Niedawno po raz kolejny czciliśmy pamięć bohaterskich uczestników
Powstania
Warszawskiego, którzy wplątani w międzynarodową rozgrywkę
polityczną, nieświadomi beznadziejności swojego poświęcenia, oddali
życie z miłości do ojczyzny, do polskości, dla wyższych wartości,
które kształtowały ich życie. Przykład wspaniałego hartu ducha
zwykłych ludzi i jednocześnie nieodpowiedzialnego, zbrodniczego
wykorzystania tego hartu przez przywódców. Tragiczna lekcja, którą
powinniśmy pamiętać na różnych poziomach publicznego dyskursu.
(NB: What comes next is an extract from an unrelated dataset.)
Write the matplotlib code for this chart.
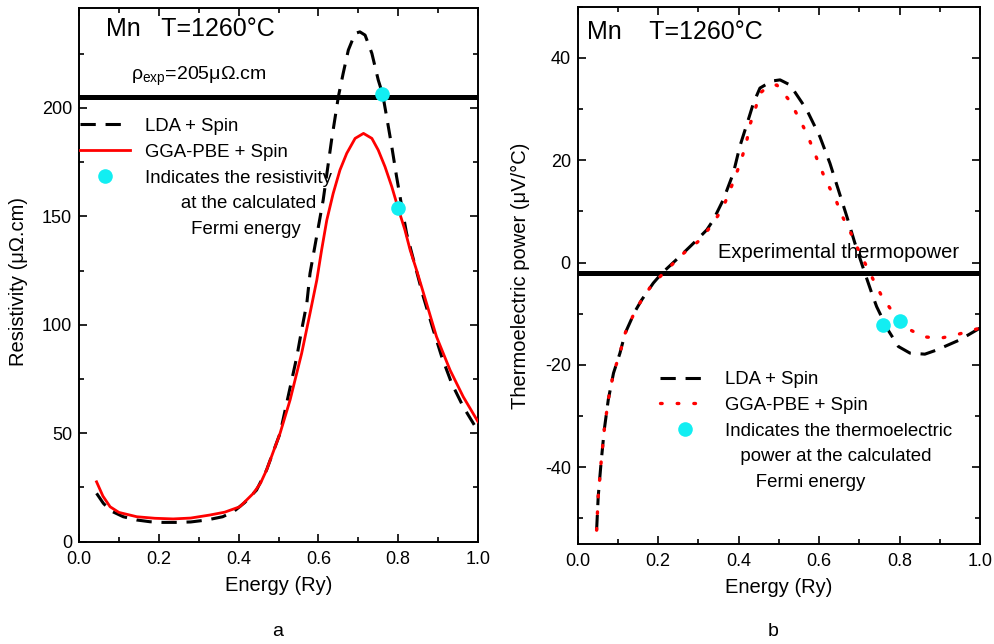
import matplotlib
matplotlib.use("Agg")
import matplotlib.pyplot as plt
from matplotlib.lines import Line2D
from matplotlib.ticker import MultipleLocator, FormatStrFormatter

plt.rcParams['font.family'] = ['Liberation Sans', 'DejaVu Sans']
plt.rcParams['mathtext.fontset'] = 'custom'
plt.rcParams['mathtext.rm'] = 'Liberation Sans'
plt.rcParams['axes.unicode_minus'] = False

# ---- (a) resistivity vs energy ----
energy_rho_lda = [0.044, 0.061, 0.08, 0.111, 0.145, 0.178, 0.21, 0.245, 0.28, 0.32,
                  0.36, 0.387, 0.415, 0.445, 0.47, 0.504, 0.546, 0.558, 0.571, 0.579,
                  0.591, 0.612, 0.633, 0.650, 0.662, 0.675, 0.692, 0.704, 0.717, 0.734,
                  0.750, 0.761, 0.771, 0.784, 0.796, 0.809, 0.821, 0.834, 0.863, 0.888,
                  0.909, 0.934, 0.963, 1.0]
rho_lda = [22.3, 17.7, 14.2, 11.5, 10.0, 9.2, 8.9, 8.9, 9.1, 10.0,
           11.5, 13.8, 18.0, 23.8, 33.0, 50.0, 85.3, 97.6, 109.9, 123.7,
           136.0, 157.5, 185.1, 205.1, 215.8, 226.6, 234.3, 235.0, 233.5, 225.1,
           212.8, 206.3, 195.9, 182.0, 168.2, 154.4, 142.1, 133.0, 112.9, 97.6,
           85.3, 73.0, 62.2, 51.0]

energy_rho_gga = [0.044, 0.06, 0.078, 0.1, 0.145, 0.19, 0.236, 0.28, 0.328, 0.365,
                  0.403, 0.437, 0.455, 0.47, 0.504, 0.529, 0.558, 0.579, 0.596, 0.608,
                  0.621, 0.637, 0.654, 0.671, 0.692, 0.713, 0.734, 0.750, 0.767, 0.784,
                  0.80, 0.817, 0.830, 0.846, 0.871, 0.896, 0.930, 0.963, 1.0]
rho_gga = [27.6, 21.0, 16.1, 13.5, 11.5, 10.8, 10.5, 10.9, 12.3, 13.6,
           16.1, 22.3, 27.0, 33.0, 50.0, 65.3, 86.8, 105.3, 120.6, 134.4,
           148.2, 160.5, 171.3, 179.0, 185.9, 188.2, 185.9, 180.5, 172.8, 163.6,
           153.6, 143.6, 134.4, 125.2, 109.9, 94.5, 79.1, 66.8, 55.3]

fermi_energy_rho = [0.76, 0.80]
fermi_rho = [206.3, 153.6]
rho_exp = 205

# ---- (b) thermoelectric power vs energy ----
energy_s_lda = [0.047, 0.051, 0.058, 0.066, 0.076, 0.089, 0.105, 0.118, 0.142, 0.159,
                0.188, 0.209, 0.254, 0.296, 0.321, 0.337, 0.362, 0.387, 0.403, 0.424,
                0.437, 0.453, 0.466, 0.485, 0.503, 0.528, 0.569, 0.602, 0.627, 0.648,
                0.669, 0.689, 0.714, 0.731, 0.743, 0.77, 0.797, 0.826, 0.863, 0.892,
                0.95, 1.0]
s_lda = [-52.3, -45.7, -39.2, -32.7, -26.8, -21.6, -17.7, -13.8, -9.6, -7.3,
         -4.0, -2.1, 1.2, 4.4, 6.4, 8.3, 12.3, 17.5, 22.7, 27.9,
         31.2, 34.1, 34.7, 35.5, 35.7, 34.7, 29.9, 24.6, 19.4, 14.2,
         9.0, 3.8, -2.1, -6.0, -8.6, -13.0, -16.4, -17.7, -17.9, -17.1,
         -15.1, -12.8]

energy_s_gga = [0.047, 0.051, 0.058, 0.066, 0.076, 0.089, 0.105, 0.118, 0.142, 0.159,
                0.184, 0.223, 0.263, 0.304, 0.337, 0.362, 0.379, 0.395, 0.408, 0.42,
                0.428, 0.441, 0.453, 0.475, 0.495, 0.528, 0.548, 0.569, 0.586, 0.602,
                0.62, 0.64, 0.656, 0.677, 0.694, 0.714, 0.735, 0.756, 0.785, 0.818,
                0.859, 0.901, 0.942, 1.0]
s_gga = [-52.3, -45.7, -39.2, -32.7, -26.8, -21.6, -17.7, -13.8, -9.6, -7.3,
         -4.4, -1.3, 1.8, 4.4, 7.7, 10.9, 14.2, 17.5, 20.4, 23.7,
         26.9, 29.9, 33.1, 34.5, 34.7, 31.5, 28.5, 25.3, 22.0, 18.8,
         15.5, 12.6, 9.3, 6.1, 3.1, -0.1, -3.4, -6.6, -9.9, -12.8,
         -14.5, -14.8, -14.1, -12.8]

fermi_energy_s = [0.76, 0.80]
fermi_s = [-12.2, -11.5]
s_exp = -2

CYAN = '#12EEF2'
RED = '#FF0000'
DASH = (0, (5, 3.2))
DOT = (0, (0.5, 4.5))
TICK_FS = 13
LABEL_FS = 14.5
LEG_FS = 13.4

fig = plt.figure(figsize=(9.94, 6.44), dpi=100)
ax1 = fig.add_axes([79 / 994, 1 - 541.7 / 644, 399 / 994, 533.7 / 644])
ax2 = fig.add_axes([577.7 / 994, 1 - 544 / 644, 402.3 / 994, 537.3 / 644])


def style_axes(ax):
    for sp in ax.spines.values():
        sp.set_linewidth(1.4)
    ax.tick_params(which='both', direction='in', top=True, right=True,
                   labelsize=TICK_FS, width=1.2)
    ax.tick_params(axis='y', which='both', pad=5)
    ax.tick_params(axis='x', which='both', pad=6.8)
    ax.tick_params(which='major', length=6)
    ax.tick_params(which='minor', length=3.5)
    ax.set_xlim(0.0, 1.0)
    ax.xaxis.set_major_locator(MultipleLocator(0.2))
    ax.xaxis.set_minor_locator(MultipleLocator(0.1))
    ax.xaxis.set_major_formatter(FormatStrFormatter('%.1f'))


# ---------- panel a ----------
style_axes(ax1)
ax1.set_ylim(0, 246)
ax1.yaxis.set_major_locator(MultipleLocator(50))
ax1.yaxis.set_minor_locator(MultipleLocator(25))

ax1.axhline(rho_exp, color='black', lw=3.6, zorder=2)
ax1.plot(energy_rho_lda, rho_lda, color='black', lw=2.2, linestyle=DASH, zorder=3)
ax1.plot(energy_rho_gga, rho_gga, color=RED, lw=2.0, zorder=3)
ax1.plot(fermi_energy_rho, fermi_rho, 'o', color=CYAN, ms=10.5, mec='none', zorder=4)

ax1.text(0.068, 0.9475, 'Mn   T=1260°C', transform=ax1.transAxes,
         fontsize=18, va='baseline', ha='left')
ax1.text(0.130, 0.865, 'ρ$_{\\mathrm{exp}}$=205μΩ.cm', transform=ax1.transAxes,
         fontsize=14, va='baseline', ha='left')

ax1.set_xlabel('Energy (Ry)', fontsize=LABEL_FS)
ax1.set_ylabel('Resistivity (μΩ.cm)', fontsize=LABEL_FS)
ax1.xaxis.set_label_coords(0.5, -0.064)
ax1.yaxis.set_label_coords(-0.128, 0.487)

blank = Line2D([], [], linestyle='none')
h1 = [Line2D([], [], color='black', lw=2.2, linestyle=DASH),
      Line2D([], [], color=RED, lw=2.0),
      Line2D([], [], marker='o', color=CYAN, ms=10.5, mec='none', linestyle='none'),
      blank, blank]
l1 = ['LDA + Spin', 'GGA-PBE + Spin', 'Indicates the resistivity',
      '       at the calculated', '         Fermi energy']
ax1.legend(h1, l1, loc='upper left', bbox_to_anchor=(0.003, 0.794), frameon=False,
           fontsize=LEG_FS, handlelength=2.7, handletextpad=0.8, labelspacing=0.47,
           borderpad=0, borderaxespad=0)

# ---------- panel b ----------
style_axes(ax2)
ax2.set_ylim(-55, 50)
ax2.yaxis.set_major_locator(MultipleLocator(20))
ax2.yaxis.set_minor_locator(MultipleLocator(10))

ax2.axhline(s_exp, color='black', lw=3.6, zorder=2)
ax2.plot(energy_s_lda, s_lda, color='black', lw=2.2, linestyle=DASH, zorder=3)
ax2.plot(energy_s_gga, s_gga, color=RED, lw=2.4, linestyle=DOT,
         dash_capstyle='round', zorder=4)
ax2.plot(fermi_energy_s, fermi_s, 'o', color=CYAN, ms=10.5, mec='none', zorder=5)

ax2.text(0.023, 0.939, 'Mn    T=1260°C', transform=ax2.transAxes,
         fontsize=18, va='baseline', ha='left')
ax2.text(0.349, 0.532, 'Experimental thermopower', transform=ax2.transAxes,
         fontsize=14.5, va='baseline', ha='left')

ax2.set_xlabel('Energy (Ry)', fontsize=LABEL_FS)
ax2.set_ylabel('Thermoelectric power (μV/°C)', fontsize=LABEL_FS)
ax2.xaxis.set_label_coords(0.5, -0.064)
ax2.yaxis.set_label_coords(-0.119, 0.5)

h2 = [Line2D([], [], color='black', lw=2.2, linestyle=DASH),
      Line2D([], [], color=RED, lw=2.4, linestyle=DOT, dash_capstyle='round'),
      Line2D([], [], marker='o', color=CYAN, ms=10.5, mec='none', linestyle='none'),
      blank, blank]
l2 = ['LDA + Spin', 'GGA-PBE + Spin', 'Indicates the thermoelectric',
      '   power at the calculated', '      Fermi energy']
ax2.legend(h2, l2, loc='upper left', bbox_to_anchor=(0.205, 0.322), frameon=False,
           fontsize=LEG_FS, handlelength=2.7, handletextpad=0.8, labelspacing=0.47,
           borderpad=0, borderaxespad=0)

fig.text(278 / 994, 1 - 632 / 644, 'a', fontsize=14, ha='center', va='center')
fig.text(773 / 994, 1 - 632 / 644, 'b', fontsize=14, ha='center', va='center')

fig.savefig('out.png', dpi=100, facecolor='white')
Te 63 dni powstania, między 1 sierpnia a 3 października 1944 roku,
znalazło odzwierciedlenie w książkowej grze paragrafowej, którą
przygotowali z zamiłowania do historii dr
Maciej Słomczyński
oraz
Beniamin Tytus Muszyński. Wydawać by się mogło, że do
przedstawienia tak smutnej historii, tragicznych wydarzeń, trudno
zaprząc rozrywkę, jaką jest gra. Uprzedzając te zarzuty, we wstępie
do książki dr Słomczyński wyjaśnia:
"W społeczeństwie hołdującym
przede wszystkim rozrywce, trudno jest z należytym szacunkiem
poruszać tematykę wojenną. Środkiem przekazu coraz częściej stają
się gry, które kusząc przynętą zwaną „rozrywką”, przyciągają młode
pokolenie. (...) Z drugiej strony musimy pogodzić się z faktem, że
książki czy nawet filmy nie stanowią już konkurencyjnej alternatywy
dla Facebooka, Second Life czy gier komputerowych. (...) Próbując
przełamać edukacyjny impas, oddajemy w Wasze ręce edukacyjną grę
książkową poświęconą Powstaniu Warszawskiemu. Gra jest przeznaczona
dla uczniów szkoły podstawowej, jak i gimnazjum. Bohaterem naszego
opowiadania jest członek najmłodszej grupy Szarych Szeregów,
Zawiszaków, który próbuje przetrwać koszmar wojny. Jego decyzje nie
zmienią biegu historii - powstanie i tak upadnie - ale pozwolą
czytelnikowi lepiej poznać siebie i atmosferę historycznych
wydarzeń tego okresu."
grafika autorstwa Przemysława
Ochni
W ramach tego przełamywania impasu w dotarciu do młodzieży pojawił
się pomysł, żeby książkową wersję gry paragrafowej
Janek -
historia małego powstańca przenieść do świata komputerów, czyli
na PC. Pod auspicjami Instytutu Pamięci Narodowej powstały grafiki
do gry, muzyka, a wszystkie teksty zostały zamienione w głos
lektora i aktorów. Gra w wersji PC ma posiadać różne efekty
graficzne i dźwiękowe, które uatrakcyjnią interakcję z komputerem.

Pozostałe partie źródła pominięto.